その後、幾日か経って、お屋敷へ帰らせて頂くと、教祖が、
「よう、お詣りなされたなあ。さあさあ帯を解いて、着物をお脱ぎ。」
と、仰せになるので、何事かと心配しながら、恐る恐る着物を脱ぐと、教祖も同じようにお召物を脱がれ、一番下に召しておられた赤衣のお襦袢を、教祖の温みそのまま、背後からサッと着せて下された。
その時の勿体なさ、嬉しさ、有難さ、それは、口や筆であらわす事の出来ない感激であった。
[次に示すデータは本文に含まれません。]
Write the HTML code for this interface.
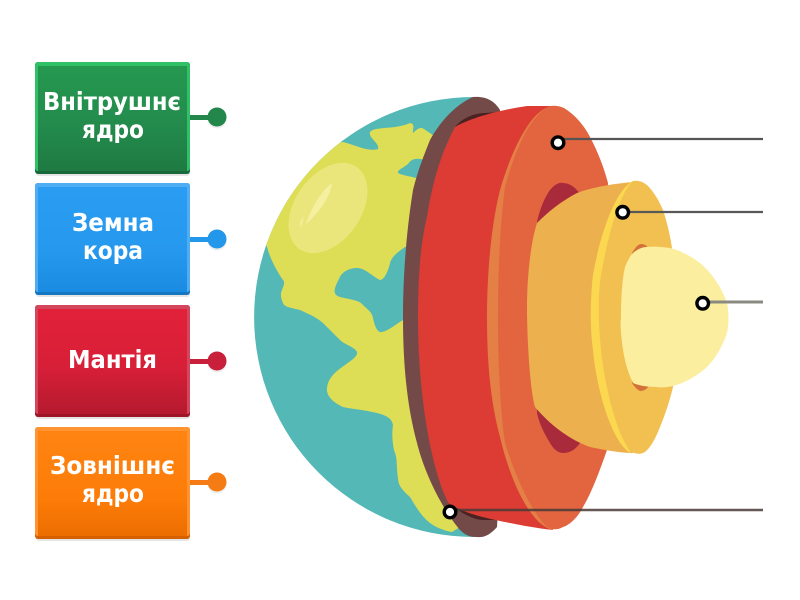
<!DOCTYPE html>
<html><head><meta charset="utf-8"><style>html,body{margin:0;padding:0;background:#fff}svg{display:block}
text{font-family:"DejaVu Sans","Liberation Sans",sans-serif;font-weight:700;font-size:25px;fill:#fff;text-anchor:middle}</style></head>
<body>
<svg width="800" height="600" viewBox="0 0 800 600" xmlns="http://www.w3.org/2000/svg">
<defs>
<linearGradient id="g" x1="0" y1="0" x2="0" y2="1"><stop offset="0" stop-color="#25984f"/><stop offset=".55" stop-color="#238c4d"/><stop offset="1" stop-color="#1e7a42"/></linearGradient>
<linearGradient id="b" x1="0" y1="0" x2="0" y2="1"><stop offset="0" stop-color="#2a9df2"/><stop offset=".6" stop-color="#2699ee"/><stop offset="1" stop-color="#1a8be0"/></linearGradient>
<linearGradient id="r" x1="0" y1="0" x2="0" y2="1"><stop offset="0" stop-color="#e12139"/><stop offset=".55" stop-color="#d81f38"/><stop offset="1" stop-color="#b51a2e"/></linearGradient>
<linearGradient id="o" x1="0" y1="0" x2="0" y2="1"><stop offset="0" stop-color="#ff8412"/><stop offset=".65" stop-color="#fd7c08"/><stop offset="1" stop-color="#ec6e00"/></linearGradient>
<clipPath id="globe"><path d="M474 97 A220 220 0 0 0 474 537 Z"/></clipPath>
</defs>

<!-- buttons -->
<g>
<rect x="36" y="64" width="154" height="112" rx="3" fill="#000" opacity=".1"/>
<rect x="35" y="62" width="155" height="112" rx="3" fill="#17693a"/>
<rect x="35" y="62" width="155" height="109" rx="3" fill="#30c066"/>
<rect x="38" y="66" width="149" height="105" fill="url(#g)"/>
<rect x="36" y="185" width="154" height="112" rx="3" fill="#000" opacity=".1"/>
<rect x="35" y="183" width="155" height="112" rx="3" fill="#1577c0"/>
<rect x="35" y="183" width="155" height="109" rx="3" fill="#4fadf3"/>
<rect x="38" y="187" width="149" height="105" fill="url(#b)"/>
<rect x="36" y="307" width="154" height="112" rx="3" fill="#000" opacity=".1"/>
<rect x="35" y="305" width="155" height="112" rx="3" fill="#9c1627"/>
<rect x="35" y="305" width="155" height="109" rx="3" fill="#d4465c"/>
<rect x="38" y="309" width="149" height="105" fill="url(#r)"/>
<rect x="36" y="429" width="154" height="112" rx="3" fill="#000" opacity=".1"/>
<rect x="35" y="427" width="155" height="112" rx="3" fill="#d46000"/>
<rect x="35" y="427" width="155" height="109" rx="3" fill="#ff9431"/>
<rect x="38" y="431" width="149" height="105" fill="url(#o)"/>
</g>
<!-- connectors -->
<g fill="#000" opacity=".07">
<circle cx="217" cy="119" r="9.5"/><circle cx="217" cy="241" r="9.5"/><circle cx="217" cy="363" r="9.5"/><circle cx="217" cy="484" r="9.5"/>
</g>
<rect x="190" y="115" width="22" height="5" fill="#23864a"/><circle cx="217" cy="117" r="9.5" fill="#23864a"/>
<rect x="190" y="237" width="22" height="5" fill="#2397e9"/><circle cx="217" cy="239" r="9.5" fill="#2397e9"/>
<rect x="190" y="359" width="22" height="5" fill="#c8203a"/><circle cx="217" cy="361" r="9.5" fill="#c8203a"/>
<rect x="190" y="480" width="22" height="5" fill="#f57c14"/><circle cx="217" cy="482" r="9.5" fill="#f57c14"/>

<!-- labels -->
<text x="112" y="110" textLength="138" lengthAdjust="spacingAndGlyphs">Внітрушнє</text>
<text x="113" y="138" textLength="62" lengthAdjust="spacingAndGlyphs">ядро</text>
<text x="113" y="231" textLength="82" lengthAdjust="spacingAndGlyphs">Земна</text>
<text x="113" y="259" textLength="60" lengthAdjust="spacingAndGlyphs">кора</text>
<text x="112.500" y="368" textLength="89" lengthAdjust="spacingAndGlyphs">Мантія</text>
<text x="112.500" y="474" textLength="125" lengthAdjust="spacingAndGlyphs">Зовнішнє</text>
<text x="113" y="502" textLength="62" lengthAdjust="spacingAndGlyphs">ядро</text>

<!-- globe -->
<g clip-path="url(#globe)">
<rect x="250" y="90" width="230" height="450" fill="#53b8b6"/>
<path fill="#dede56" d="M343 142 C355 145 368 152 378 149 C380 143 368 138 370 132 C375 126 395 130 410 123 C416 124 412 130 413 133 C416 130 420 126 424 129 L440 140 L425 160 C418 158 412 158 408 164 C403 168 397 170 398 173 C404 176 410 176 416 178 L425 195 L412 247 L405 247 C398 252 392 256 390 263 C388 272 384 280 380 280 C372 276 365 268 357 268 C348 268 341 273 339 279 C333 290 333 295 340 297 C352 300 358 300 362 304 C368 310 372 312 373 318 C375 328 378 333 382 332 C390 330 396 324 403 320 L415 320 L415 377 L460 527 L452 532 C440 530 433 525 430 523 C420 515 415 505 410 497 C402 490 398 485 398 478 C396 465 398 460 394 450 C392 440 392 432 393 425 C392 418 385 415 377 413 C365 410 352 409 343 407 C332 402 326 395 327 388 C328 378 335 372 345 365 C352 360 358 356 357 352 C355 347 345 345 340 340 C335 335 328 328 323 323 C315 316 308 314 300 310 C292 308 284 307 283 303 C281 298 280 295 282 290 C284 285 285 282 283 280 C276 270 270 258 267 247 L250 200 L300 150 Z"/>
</g>
<ellipse cx="328" cy="208" rx="50" ry="33" transform="rotate(-55 328 208)" fill="#ebe67c"/>
<path d="M306 224 C311 208 322 190 332 183 C331 195 320 212 306 224 Z" fill="#f5f0a0"/>
<path d="M300 222 L304 216 L301 228 Z" fill="#f5f0a0"/>

<!-- crust -->
<path fill="#734a47" d="M473 97 C485 96 494 100 500 110 L510 300 L497 527 C490 535 484 538 476 537 C470 537 465 535 460 530 C443 510 425 475 417 443 C408 410 403 370 403 317 C403 285 405 240 413 190 C418 170 424 155 430 140 C440 122 455 105 473 97 Z"/>
<path fill="#4a2222" d="M455 127 C462 118 475 113 485 113 L500 112 L470 130 Z"/>
<path fill="#4a2222" d="M455 508 C465 515 475 520 483 520 L495 520 L470 510 Z"/>
<!-- red -->
<path fill="#dc3c34" d="M455 127 C470 118 500 110 527 106 L553 106 L553 530 C535 528 520 525 510 523 C495 520 470 515 457 508 C450 505 447 502 447 500 C430 465 418 390 418 320 C418 280 420 245 427 217 C432 185 440 155 455 127 Z"/>
<!-- mantle disc -->
<path fill="#e47f45" d="M553 106 C530 108 510 155 500 190 C490 230 487 280 487 317 C487 360 490 400 500 437 C510 480 530 525 553 530 L570 320 Z"/>
<path fill="#e26540" d="M550 106 C558 105 563 107 567 110 C577 117 585 127 590 137 C598 152 604 168 608 183 L607 450 C600 470 592 492 583 507 C578 517 570 525 563 527 C558 530 552 530 547 527 C530 510 515 475 505 443 C500 410 498 360 498 317 C498 270 500 225 505 187 C515 150 530 115 550 106 Z"/>
<!-- dark hole -->
<path fill="#a92a3a" d="M537 222 C540 208 545 197 550 190 C555 184 560 182 563 183 C570 183 576 188 580 194 L580 443 C575 450 570 453 563 453 C557 453 553 448 550 443 C544 433 539 423 537 413 Z"/>

<!-- outer core -->
<path fill="#ecb04e" d="M537 223 C548 212 560 202 577 193 C590 188 610 184 633 182 L640 317 L633 453 C620 453 605 450 590 447 C570 440 550 425 535 407 C530 390 527 340 527 307 C527 280 530 245 537 223 Z"/>
<path fill="#fbd84f" d="M633 181 C615 190 600 235 593 275 C590 300 590 330 593 350 C596 385 610 440 630 453 L650 317 Z"/>
<path fill="#f2c050" d="M633 181 C640 180 645 183 649 187 C656 195 660 203 663 210 C667 222 670 235 672 248 L674 317 L673 387 C670 400 665 415 660 427 C655 440 650 448 645 452 C640 455 635 454 630 451 C618 435 606 395 601 350 C598 320 598 295 601 275 C608 235 620 192 633 181 Z"/>
<!-- inner hole -->
<path fill="#d4713a" d="M632 253 C635 248 638 244 641 244 C645 244 647 246 649 249 L649 386 C646 390 643 391 640 391 C636 389 634 386 632 383 Z"/>
<!-- inner core -->
<path fill="#fbee9f" d="M625 267 C627 262 630 256 633 253 C638 249 642 247 647 247 C655 246 663 247 670 248 C680 250 692 257 700 263 C712 273 722 288 727 303 C729 313 729 323 727 333 C723 345 716 358 707 367 C697 376 685 383 673 386 C668 387 662 388 657 387 C648 387 640 386 633 383 C628 373 625 362 623 350 C621 335 620 325 621 317 C621 300 622 280 625 267 Z"/>

<!-- lines -->
<path d="M558 139 H763" stroke="#555" stroke-width="2.200" fill="none"/>
<path d="M623 212 H763" stroke="#585858" stroke-width="2.200" fill="none"/>
<path d="M703 302 H763" stroke="#8a8a80" stroke-width="3" fill="none"/>
<path d="M450 510 H763" stroke="#4a3a38" stroke-width="2.400" fill="none" opacity=".85"/>
<g fill="#fff" stroke="#000" stroke-width="3.400">
<circle cx="558" cy="142.700" r="5.800"/>
<circle cx="622.700" cy="212.300" r="5.800"/>
<circle cx="702.700" cy="303.300" r="5.800"/>
<circle cx="450" cy="512" r="5.800"/>
</g>
</svg>
</body></html>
シナが、そのお襦袢を脱いで、丁寧にたたみ、教祖の御前に置くと、教祖は、
「着て去にや。去ぬ時、道々、丹波市の町ん中、着物の上からそれ着て、踊って去ぬのやで。」
と仰せられた。
シナは、一瞬、驚いた。そして、嬉しさは遠のいて心配が先に立った。「そんなことをすれば、町の人のよい笑いものになる。」また、おぢばに参拝したと言うては警察へ引っ張られた当時の事とて、「今日は、家へは去ぬことが出来ぬかも知れん。」と、思った。ようやく、覚悟を決めて、「先はどうなってもよし。今日は、たとい家へ去ぬことが出来なくてもよい。」と、教祖から頂いた赤衣の襦袢を着物の上から羽織って、夢中で丹波市の町中をてをどりをしながらかえった。
気がついてみると、町外れへ出ていたが、思いの外、何事も起こらなかった。シナはホッと安心した。そして、赤衣を頂戴した嬉しさと、御命を果たした喜びが一つとなって、二重の強い感激に打たれ、シナは心から御礼申し上げながら、赤衣を押し頂いたのであった。